In questo modo il presidente francese ammette che il matrimonio omosessuale è un passaggio significativo anche dal punto di vista etico, in quanto riguarda le coscienze delle persone che ne sono coinvolte. Tuttavia si introdurrebbe un’obiezione di coscienza per un atto, come quello del pubblico ufficiale nel matrimonio, rispetto al quale il sindaco è di per sé un soggetto che accerta la regolarità dell’atto, ma non costituisce l’atto nel senso pieno del termine.
In che senso?
Il matrimonio è un atto compiuto dagli sposi, in cui quello che conta è il loro consenso. Ipotizzare che il primo cittadino possa fare obiezione di coscienza significa aprire ad una serie di opzioni simili nell’ambito delle attività di un pubblico ufficiale, e ciò è un fatto di per sé problematico.

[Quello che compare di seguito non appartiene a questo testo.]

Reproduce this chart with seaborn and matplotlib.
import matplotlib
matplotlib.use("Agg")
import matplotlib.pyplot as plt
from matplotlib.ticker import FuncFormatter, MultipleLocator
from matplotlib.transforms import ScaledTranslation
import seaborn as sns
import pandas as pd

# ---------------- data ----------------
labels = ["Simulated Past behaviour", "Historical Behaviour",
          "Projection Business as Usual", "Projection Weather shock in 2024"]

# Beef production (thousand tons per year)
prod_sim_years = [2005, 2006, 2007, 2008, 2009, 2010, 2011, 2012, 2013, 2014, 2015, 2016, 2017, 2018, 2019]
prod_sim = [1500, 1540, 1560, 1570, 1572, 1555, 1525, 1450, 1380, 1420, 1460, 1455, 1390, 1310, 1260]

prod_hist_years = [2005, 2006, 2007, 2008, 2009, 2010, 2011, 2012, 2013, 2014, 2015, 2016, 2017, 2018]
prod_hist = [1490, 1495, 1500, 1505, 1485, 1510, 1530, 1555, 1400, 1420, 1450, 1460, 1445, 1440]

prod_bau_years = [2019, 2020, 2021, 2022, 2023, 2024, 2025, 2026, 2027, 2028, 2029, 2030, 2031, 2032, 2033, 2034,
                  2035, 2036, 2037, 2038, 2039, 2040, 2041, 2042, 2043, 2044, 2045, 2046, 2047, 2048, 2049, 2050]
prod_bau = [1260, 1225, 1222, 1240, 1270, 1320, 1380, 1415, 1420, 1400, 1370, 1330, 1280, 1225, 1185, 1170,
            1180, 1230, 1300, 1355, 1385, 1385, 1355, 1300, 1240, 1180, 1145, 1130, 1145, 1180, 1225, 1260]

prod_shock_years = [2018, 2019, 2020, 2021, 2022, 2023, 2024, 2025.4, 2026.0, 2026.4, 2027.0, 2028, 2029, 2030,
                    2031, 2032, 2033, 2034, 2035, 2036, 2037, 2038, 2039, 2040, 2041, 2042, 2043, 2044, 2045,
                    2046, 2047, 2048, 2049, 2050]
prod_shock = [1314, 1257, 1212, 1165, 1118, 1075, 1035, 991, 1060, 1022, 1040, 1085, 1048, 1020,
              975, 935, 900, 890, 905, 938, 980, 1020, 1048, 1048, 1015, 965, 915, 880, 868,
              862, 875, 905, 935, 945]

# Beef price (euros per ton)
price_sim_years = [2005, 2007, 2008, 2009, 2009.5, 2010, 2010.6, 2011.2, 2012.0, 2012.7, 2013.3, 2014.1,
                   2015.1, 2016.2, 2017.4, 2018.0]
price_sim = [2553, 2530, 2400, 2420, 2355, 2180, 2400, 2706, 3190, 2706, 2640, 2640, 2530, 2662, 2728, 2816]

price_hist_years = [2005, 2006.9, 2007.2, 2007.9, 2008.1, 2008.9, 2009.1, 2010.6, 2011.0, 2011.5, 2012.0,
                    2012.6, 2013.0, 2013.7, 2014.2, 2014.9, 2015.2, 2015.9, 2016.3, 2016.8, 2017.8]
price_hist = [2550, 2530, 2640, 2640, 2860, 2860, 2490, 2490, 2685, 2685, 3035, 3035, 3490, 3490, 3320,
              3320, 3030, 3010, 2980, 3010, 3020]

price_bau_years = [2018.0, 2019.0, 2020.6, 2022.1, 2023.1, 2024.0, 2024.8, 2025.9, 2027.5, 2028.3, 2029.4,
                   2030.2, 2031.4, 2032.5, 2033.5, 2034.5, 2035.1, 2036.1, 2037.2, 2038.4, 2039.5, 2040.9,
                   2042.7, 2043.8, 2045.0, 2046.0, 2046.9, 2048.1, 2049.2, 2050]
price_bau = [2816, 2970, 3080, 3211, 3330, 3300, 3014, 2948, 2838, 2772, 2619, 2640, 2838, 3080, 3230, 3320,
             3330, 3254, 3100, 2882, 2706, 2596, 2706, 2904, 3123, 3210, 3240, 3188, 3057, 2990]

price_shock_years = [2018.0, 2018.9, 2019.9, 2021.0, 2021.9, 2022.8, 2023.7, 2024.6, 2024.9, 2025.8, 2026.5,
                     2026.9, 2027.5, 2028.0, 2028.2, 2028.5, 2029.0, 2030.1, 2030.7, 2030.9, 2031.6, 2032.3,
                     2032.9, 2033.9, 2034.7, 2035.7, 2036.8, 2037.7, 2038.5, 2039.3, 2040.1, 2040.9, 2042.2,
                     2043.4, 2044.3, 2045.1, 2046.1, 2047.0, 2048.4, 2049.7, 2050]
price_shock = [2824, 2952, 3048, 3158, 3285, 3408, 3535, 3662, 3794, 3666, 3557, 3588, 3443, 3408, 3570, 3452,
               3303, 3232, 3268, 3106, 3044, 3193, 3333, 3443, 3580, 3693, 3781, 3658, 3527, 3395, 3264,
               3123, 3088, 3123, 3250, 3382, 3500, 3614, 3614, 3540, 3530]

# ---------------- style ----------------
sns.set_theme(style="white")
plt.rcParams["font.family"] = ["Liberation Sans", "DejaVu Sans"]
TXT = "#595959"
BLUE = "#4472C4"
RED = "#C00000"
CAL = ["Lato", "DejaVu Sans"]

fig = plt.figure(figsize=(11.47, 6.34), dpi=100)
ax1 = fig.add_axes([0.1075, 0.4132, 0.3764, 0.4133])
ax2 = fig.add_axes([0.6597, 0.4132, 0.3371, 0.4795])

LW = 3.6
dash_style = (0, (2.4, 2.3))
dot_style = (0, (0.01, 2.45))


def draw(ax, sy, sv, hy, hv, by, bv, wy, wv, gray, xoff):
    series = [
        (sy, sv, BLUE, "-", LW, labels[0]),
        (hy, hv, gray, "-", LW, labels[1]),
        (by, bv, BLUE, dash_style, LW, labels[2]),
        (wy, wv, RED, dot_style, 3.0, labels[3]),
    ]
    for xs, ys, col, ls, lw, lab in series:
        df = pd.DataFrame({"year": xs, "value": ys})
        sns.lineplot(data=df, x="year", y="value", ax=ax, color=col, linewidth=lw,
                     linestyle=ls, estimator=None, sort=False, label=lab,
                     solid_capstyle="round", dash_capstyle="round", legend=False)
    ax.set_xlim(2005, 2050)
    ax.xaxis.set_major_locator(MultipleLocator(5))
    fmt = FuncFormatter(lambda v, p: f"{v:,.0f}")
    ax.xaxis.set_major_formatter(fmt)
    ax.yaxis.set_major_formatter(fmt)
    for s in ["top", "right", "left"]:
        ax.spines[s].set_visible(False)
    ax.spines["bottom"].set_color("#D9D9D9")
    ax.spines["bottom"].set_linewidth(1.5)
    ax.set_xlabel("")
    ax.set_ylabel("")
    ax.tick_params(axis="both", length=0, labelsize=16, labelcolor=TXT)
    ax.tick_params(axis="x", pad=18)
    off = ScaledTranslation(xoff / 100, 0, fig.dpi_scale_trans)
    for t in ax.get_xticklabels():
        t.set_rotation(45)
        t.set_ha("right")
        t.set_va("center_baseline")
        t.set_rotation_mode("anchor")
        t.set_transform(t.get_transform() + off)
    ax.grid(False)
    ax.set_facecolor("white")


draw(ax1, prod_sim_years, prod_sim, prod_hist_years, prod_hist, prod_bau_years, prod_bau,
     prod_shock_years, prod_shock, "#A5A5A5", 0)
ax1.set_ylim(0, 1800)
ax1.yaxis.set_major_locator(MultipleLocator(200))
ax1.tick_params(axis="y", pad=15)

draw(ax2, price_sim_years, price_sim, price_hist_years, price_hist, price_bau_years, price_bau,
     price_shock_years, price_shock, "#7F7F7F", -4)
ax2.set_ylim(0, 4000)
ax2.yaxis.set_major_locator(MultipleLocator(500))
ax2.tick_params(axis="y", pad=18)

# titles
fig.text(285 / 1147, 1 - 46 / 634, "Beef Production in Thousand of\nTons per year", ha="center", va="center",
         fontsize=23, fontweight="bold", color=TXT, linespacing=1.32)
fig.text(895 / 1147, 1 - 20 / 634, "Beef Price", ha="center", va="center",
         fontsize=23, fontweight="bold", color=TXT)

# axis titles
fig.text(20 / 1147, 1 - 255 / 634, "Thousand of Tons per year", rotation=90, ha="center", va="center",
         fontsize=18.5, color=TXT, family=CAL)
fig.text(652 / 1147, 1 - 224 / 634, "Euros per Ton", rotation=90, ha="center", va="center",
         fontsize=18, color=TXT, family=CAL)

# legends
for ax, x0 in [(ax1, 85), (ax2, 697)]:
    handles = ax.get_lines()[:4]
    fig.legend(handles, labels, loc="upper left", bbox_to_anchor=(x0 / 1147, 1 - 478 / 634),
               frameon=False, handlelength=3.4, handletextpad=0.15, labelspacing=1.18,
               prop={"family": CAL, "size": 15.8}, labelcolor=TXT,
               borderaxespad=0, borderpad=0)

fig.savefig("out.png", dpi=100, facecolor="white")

In che cosa sono diversi un medico contrario all’aborto e un sindaco che non condivide le nozze gay?
L’obiezione di coscienza del medico nei confronti dell’eutanasia o dell’aborto è chiaramente riferita a un valore fondamentale come la vita contro il quale il medico sarebbe chiamato ad effettuare un’azione diretta. Fare altrettanto nei confronti di un’istituzione come il matrimonio, che in svariati Paesi si sta molto privatizzando e riducendo a una formalità, rischia di non essere una vera soluzione dei problemi sollevati da quanti non condividono le nozze gay. Comprendo e ritengo interessanti le implicazioni culturali della proposta di Hollande, ma da un punto di vista giuridico ritengo che debba esservi maggiore prudenza.
Ma il sindaco, oltre a un pubblico ufficiale, non è anche un politico?
Sì, ma questa argomentazione rischia di risultare un po’ troppo formalistica. E’ vero che il sindaco è eletto ed espleta le sue funzioni in piena discrezionalità quando rientrano nell’ambito politico. Ma quando si tratta di compiere atti dovuti come presenziare a una cerimonia nuziale, è esattamente come un pubblico ufficiale qualsiasi. E’ difficile quindi che possa mettersi a compiere esercizi di discrezionalità politica, come rifiutarsi di celebrare delle nozze ammesse dalla legge perché non condivide questa estensione dell’idea di matrimonio.
Per quale motivo ritiene che invece le adozioni gay siano un caso diverso?
Perché entra in gioco l’interesse di un soggetto minore, in generale non coinvolto nella decisione in quanto l’adozione è decisa dagli adulti per dare seguito al proprio desiderio di famiglia. In un caso come questo, i sostenitori dell’obiezione di coscienza hanno qualche ragione in più.